October 17, 2007
Al Gore wins Nobel Peace Prize
Tense moments when it was learned that a flaw in the vote counting procedure may have skewed the results. If any chads had been found to be dangling, the prize could have been yanked out of Al’s wooden fingers and handed to George, George Jr., Barbara or Jeb. Any damn Bush will do when a vote tally is in question.
Greenpeace says iPhones are toxic
They’re just mad because all their friends have one and they don’t. You just know those guys want an iPhone so they can send pictures to their friends from far flung places. “Doesn’t this oil slick look just like Uncle Rudy? Holy shit!” Oh, the i-Rony.
Note: i-Rony not a real product. Please stop trying to order one.

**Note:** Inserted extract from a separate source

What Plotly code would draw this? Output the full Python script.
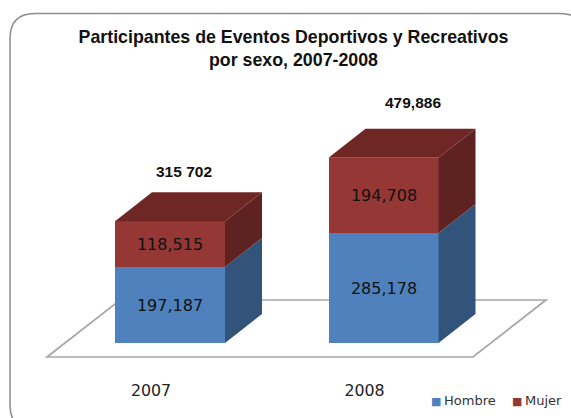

Sen. Craig denies bathroom solicitation
I’m somewhat ashamed of myself for tooling on the senator over and over, but dammit, bathroom sex is always funny. He artfully slid his shoe across the tiled floor. He flipped his hand over and tapped on the stall wall very precisely. You know? I’m not convinced the senator wasn’t signaling for the stranger on the toilet beside him to bunt."First funny forward discovered on Internet
The one about the man who pulls a sliver of wood from a elephants foot. Hilaaaaaaaaarious!
Aspiring horror novelist kills, dismembers, eats girlfriend
And I’ll bet the son-of-a-bitch is selling a million damn copies of his crappy novels now, isn’t he? That’s plain good promotions right there. And just who do I have to eat to sell a million copies of my crappy novel? Because I’ll do it, you know.
Man jailed for trying to pass $1 million bill
Well, if he swallowed it, it has to come out.